Risks and Addictions

I once had a friend who allowed smoking to rule almost every aspect of her life. When she was pregnant, I saw her smoking. She was hired at a job, but on the condition that she couldn't take smoking breaks. The very first day she was fired when she left her desk to smoke out in front of the building. My husband and I struggled through a bad snow storm so that we could deliver Christmas packages to her house. She promised she'd be home all afternoon--but when we called several times (during the era of mainly land lines), we got no answer. Later, she told us she'd run out of cigarettes and had gone out to get more.

She's an extreme example of someone addicted to something that greatly affected her very being. Some ONE can also do this to a person--think of the astronaut who left her children behind to drive hours away to confront her perceived romantic rival.

But some of us are on the other end of the spectrum....we are so low risk, so lacking in the "addiction" gene that sometimes we go through life, as Flannery O'Connor put it, on "neutral." We don't get into a lot of trouble--but then we don't do much of anything at all. We're afraid to try or of making mistakes. We often eat the same foods over and over again. If we travel, it's often to places we've visited before. Even if we pick up the pen to write, we often don't have enough commitment to see a piece to the end.

Somehow it would almost seem ideal if high risk could combine with low risk to create an individual who took calculated, logical risks. Who finished what she/she started, even if it meant making some mistakes. Who walked into a party where she/he didn't know anyone.

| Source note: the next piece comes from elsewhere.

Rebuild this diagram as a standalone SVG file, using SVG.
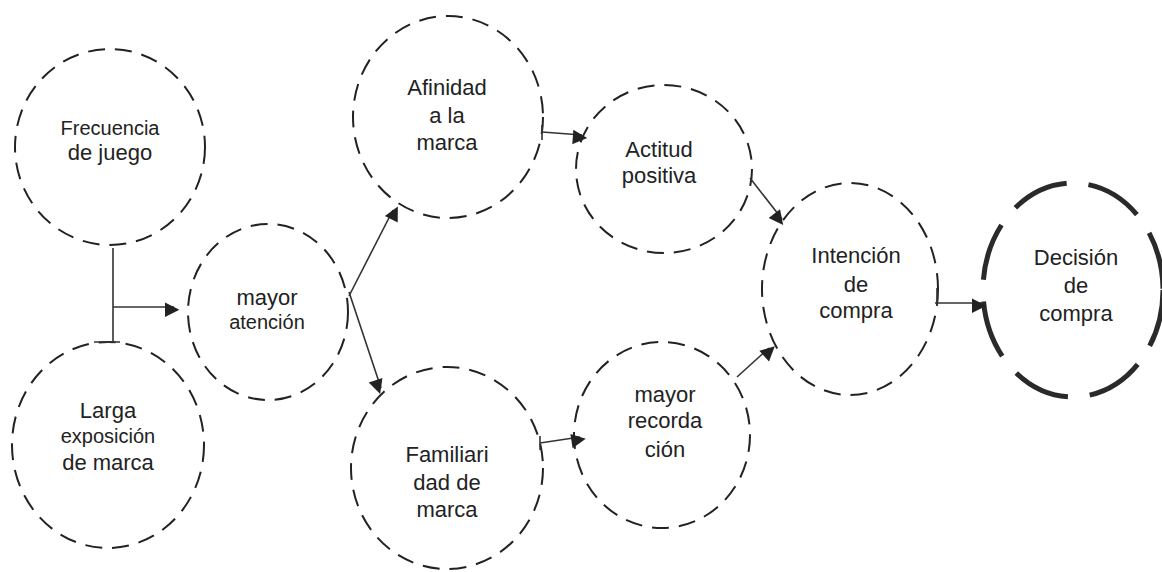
<svg xmlns="http://www.w3.org/2000/svg" width="1162" height="572" viewBox="0 0 1162 572">
<defs>
<style>
.c{fill:none;stroke:#222;stroke-width:2;stroke-dasharray:17 10}
.d{fill:none;stroke:#2a2a2a;stroke-width:5;stroke-dasharray:58 22}
.t{font-family:"Liberation Sans",Arial,sans-serif;font-size:22px;fill:#222;text-anchor:middle}
.s{font-size:20px}
.l{stroke:#333;stroke-width:1.6;fill:none}
</style>
<marker id="a" viewBox="0 0 10 10" refX="10" refY="5" markerWidth="9" markerHeight="9" markerUnits="userSpaceOnUse" orient="auto" style="overflow:visible">
<path d="M0,0 L10,5 L0,10 z" fill="#222" transform="scale(1.6)" />
</marker>
</defs>
<rect width="1162" height="572" fill="#fff"/>
<g id="n1"><ellipse class="c" cx="110" cy="147" rx="95" ry="98"/><text class="t" x="110" y="135"><tspan class="s">Frecuencia</tspan><tspan x="110" y="160">de juego</tspan></text></g>
<g id="n2"><ellipse class="c" cx="108" cy="445" rx="96" ry="103"/><text class="t" x="108" y="418">Larga<tspan class="s" x="108" y="443">exposición</tspan><tspan x="108" y="470">de marca</tspan></text></g>
<g id="n3"><ellipse class="c" cx="268" cy="312" rx="80" ry="88"/><text class="t" x="267" y="305">mayor<tspan class="s" x="267" y="329">atención</tspan></text></g>
<g id="n4"><ellipse class="c" cx="448" cy="117" rx="95" ry="101"/><text class="t" x="447" y="95">Afinidad<tspan x="447" y="123">a la</tspan><tspan x="447" y="150">marca</tspan></text></g>
<g id="n5"><ellipse class="c" cx="447" cy="468" rx="96" ry="101"/><text class="t" x="447" y="462">Familiari<tspan x="447" y="490">dad de</tspan><tspan x="447" y="517">marca</tspan></text></g>
<g id="n6"><ellipse class="c" cx="664" cy="169" rx="88" ry="84"/><text class="t" x="659" y="157">Actitud<tspan x="659" y="183">positiva</tspan></text></g>
<g id="n7"><ellipse class="c" cx="662" cy="435" rx="88" ry="93"/><text class="t" x="665" y="402">mayor<tspan x="665" y="428">recorda</tspan><tspan x="665" y="457">ción</tspan></text></g>
<g id="n8"><ellipse class="c" cx="850" cy="289" rx="88" ry="106"/><text class="t" x="856" y="263">Intención<tspan x="856" y="292">de</tspan><tspan x="856" y="318">compra</tspan></text></g>
<g id="n9"><ellipse class="d" cx="1073" cy="290" rx="90" ry="107"/><text class="t" x="1076" y="265">Decisión<tspan x="1076" y="293">de</tspan><tspan x="1076" y="321">compra</tspan></text></g>
<g id="connectors">
<path class="l" d="M113,248 V342 M94,342 H120"/>
<path class="l" d="M113,307 H174" marker-end="url(#a)"/>
<path class="l" d="M349,296 L393,210" marker-end="url(#a)"/>
<path class="l" d="M349,292 L381,388" marker-end="url(#a)"/>
<path class="l" d="M542,125 V140"/>
<path class="l" d="M542,132 L582,135" marker-end="url(#a)"/>
<path class="l" d="M750,178 L782,219" marker-end="url(#a)"/>
<path class="l" d="M540,436 V450"/>
<path class="l" d="M540,443 L580,437" marker-end="url(#a)"/>
<path class="l" d="M737,377 L769,348" marker-end="url(#a)"/>
<path class="l" d="M937,288 V305"/>
<path class="l" d="M935,303 L981,303" marker-end="url(#a)"/>
</g>
</svg>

Once in a while I've been able to be a risk-taker--when I went to Japan for two years, for example. This experience paid off richly. However, I did try out some perilous roller coasters and I fear them just as much now as I ever did--only I refuse to board them any more. I find I take fewer risks as the years pass--middle age, complacency, fear? Or perhaps I enjoy some stability in a life that didn't always offer a steady path.